Since, for once, Obama can stop a project without having Congress in the way, this has become the focal point. And these arrests have -- actually now over 500 people. The numbers are just growing and growing day after day.
JEFFREY BROWN: All right, we will go into some of the details. But, first, as a general proposition you support this.
ROBERT BRYCE, Manhattan Institute: Sure. I do.
Well, Jeff, I appreciate Bill McKibben's passion on the issue. I understand his position. But my position is very simple. I'm for cheap, abundant, reliable energy, particularly now in the U.S., when we have over 45 million Americans on food stamps, we have more than nine million unemployed. The actually unemployed or underemployed is probably twice that number.
We need cheap, abundant, reliable energy. And this project will in particular provide abundant and reliable energy. The tar -- the oil sands in Canada have over 100 billion barrels of oil in them. And we need it no, given -- particularly because we want North American energy production. Better off if it's domestic. But we have been relying on Mexico and Canada for many years.
Over the last decade, Mexico's oil production has fallen by 600,000 barrels and Canada's has risen by more than 600,000 barrels. I would like that -- we need that reliable energy production as close to home as we can. And if we can buy it from friends and allies, that's even better.
First of all, it would be really awesome if members of the Manhattan Institute ever gave a damn about unemployment any time they weren't using it as an excuse to sell some heinous policy. It's like the anti-abortion people who pretend to care about women's mental health as they're forcing them to have children against their will. But that's beside the point. The real issue here is whether these tar sands are going to give the world the excuse to keep burning oil and destroy the planet. The Manhattan Institute seems to think we should burn as much of it as we can, as quickly as possible. And if they have to maintain the fiction that oil isn't a world market, they'll do it.

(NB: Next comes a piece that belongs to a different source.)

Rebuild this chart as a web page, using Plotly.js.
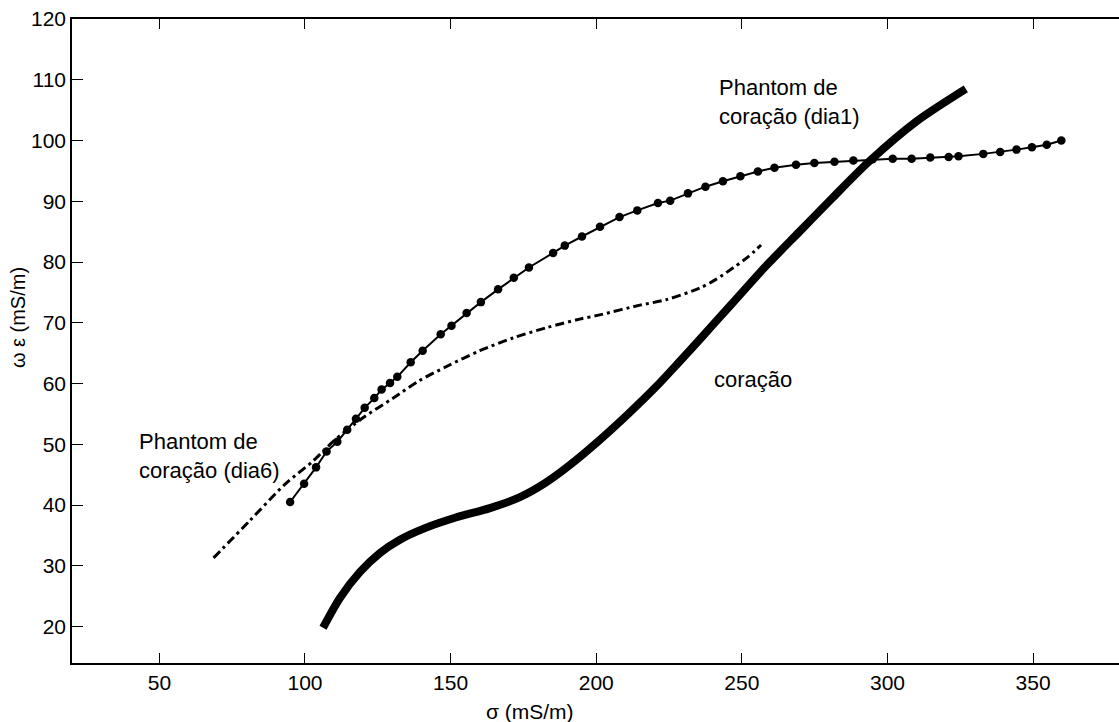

I suspect that if McKibben could somehow tap into the only concern conservatives ever have about the future --- debt --- he might get some place. But other than deficit projections for forty years from now, these are the most "live in the now", "love the one you're with", "party like it's 1999" group of short term thinkers on the planet. And that includes teen-agers, who believe they can never die. These gluttons just don't care about anything but how much money they can make or spend right this minute.
The question, of course, is whether or not the administration is going to join them and continue to hypocritically rend its garments over future deficits while ignoring the death of the planet.
As McKibben rightly pointed out, this problem is upon us:
BILL MCKIBBEN: You know, there's got to be a better way to deal with our food stamp problem, especially when, as we're now beginning to see, after a year of the most violent and extreme weather we have ever recorded around the planet, after the price of food has gone up around the world 80 percent because we're missing harvest after harvest with drought and with flood.
We have got to take global warming completely seriously. I understand the realism that Robert brings to this, but there is a deeper realism at work here. And if we do not get to work on climate change now -- and this has become the proxy fight for climate change in the Obama administration.
This is a guy who when he -- the night he was nominated said, in my presidency, the rise of the oceans will begin to slow and the planet will begin to heal.
Congress has kept him from keeping many of those promises, but, this time, he can.
It's not looking promising, but the deed's not done, so anything can still happen.